私にも、似たような経験がある。今は、すっかりチェーン店になっている、洋服屋のBeamsやSHIPSは、私は18歳頃から(つまりは35〜36年前)から通っていた。当時、Beamsは原宿の明治通り沿いに1〜2軒、SHIPSも銀座の裏通りと、渋谷の元ミドリヤのビルの裏の計2軒だけ。背伸びしたかった二十歳頃の私は、しばしば無理して5万円もするイギリス製のパーカーなど買ったものだ(今でもそれはクロゼットの中にある)。最近、そんな店でズボンを広げて見てたりしてるとき、若い店員さんに、「このパンツ(ズボン)は、お客様がお召しのようなソックス(靴下)ではなく、こういった(自分のズボンの裾をめくりながら)丈の短い(いわゆるスニーカー)ソックスを合わせてみてください」なんて言われると、「オレは、そーいう短い靴下が嫌いなんだよ。別に、(このズボンに)丈の長い靴下はいたっていいじゃねぇーか。オレは、お前さんが生まれる前から、(初期の)この店に通ってんだよ。お前さんにガタガタ言われる筋合いはねぇ。好きにやらせろ」と言いたくなる。繰り返す。「言いたくなる」のであって、言う訳ではない。アドバイスを怠らない親切な店員だ。

私たちが子供の頃(45年ぐらい前)、月島は知らないが、当時の私が知る限り、もんじゃ屋さん(専門店)というものはなかった。そして、もんじゃは子供だけの食べ物だった。私が育った江東区には(月島は中央区)、各小学校の圏内に駄菓子屋さんが2軒ほどずつあり、その駄菓子屋さんの3〜4軒に1軒ぐらいに、もんじゃを食べられる駄菓子屋さんがあった。その駄菓子屋さんの片隅にはお好み焼きの鉄板がある小さめのテーブルが大概一つだけあって、店の人にもんじゃを注文すると、小学校ではうがい用に使われていたブルーやピンクのアルマイトの取っ手付きのコップに入った具材(少量の刻んだキャベツ入り)が出てきて、それを熱い鉄板に広げた。一つ30円ぐらいだったか。大盛にすると、白いドンブリに入ってきて、50円だったような‥‥。当時の小遣いは、一日10〜20円ぐらいだったから、ちょっと貯めれば食べられた。そして、駄菓子屋さんだから、ベビースターラーメンや、よっちゃんイカなんかが近くにあって、多めのカネを持ってる子供は、オプションでそれらを加えた。もんじゃを食べ終わった後、テーブルの上のソースを鉄板に垂らして「ソースせんべい」とか言ってると、お店のおばさんに怒られたな。

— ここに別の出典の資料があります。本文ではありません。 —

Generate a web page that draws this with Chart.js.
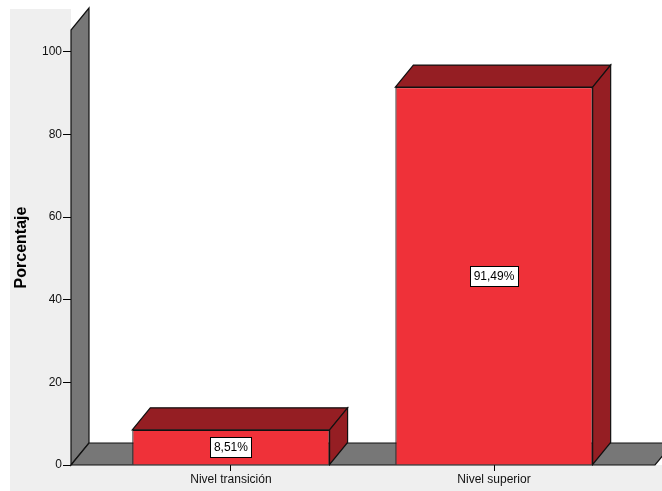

実は、私たちが通った小学校の圏内にはもんじゃのテーブルがある駄菓子屋さんがなかったので、自転車でやや遠出して食べに行った。言わばよそ者だったので、たった一つのテーブルが、(特に上級生に)占領されていると、その日は諦めて、遠路を帰った苦い思い出もあるが、今の子供からしたら、羨ましいだろうなとも思う。

さて、45年の時は過ぎ、ここは月島。二つのもんじゃが時間差で出された都合上、鉄板上でも二つに分かれてしまったのだが、それらをつつきながら、妹に焼き具合の好みをきいてみた。思いの外、結構しっかり焼くのが好みだった。私は、もう少しレアな方が好きなので、それを言うと、「このソバ(焼きそばの生麺)にしっかり火が通らないとマズイでしょ。(ドロドロの)もんじゃの生地を通って、ソバに火が通るのには少し時間がかかるから、少ししっかり目に焼いた方が、私は好きなんだよね」と、もんじゃ用のコテで焼き具合を確かめながら主張した。

特に旨いもんじゃない。そして一人で食べるもんじゃない。もんじゃ用の小さなコテでアツアツのもんじゃをハフハフせっかちに食べながら、おしゃべりしてると、ゆったりコーヒーを飲みながらする話しとは別モードの楽しさがある。私にとって、今やもんじゃは、小さかった子供が大きくなって食べる大人の食いもんのように思えた。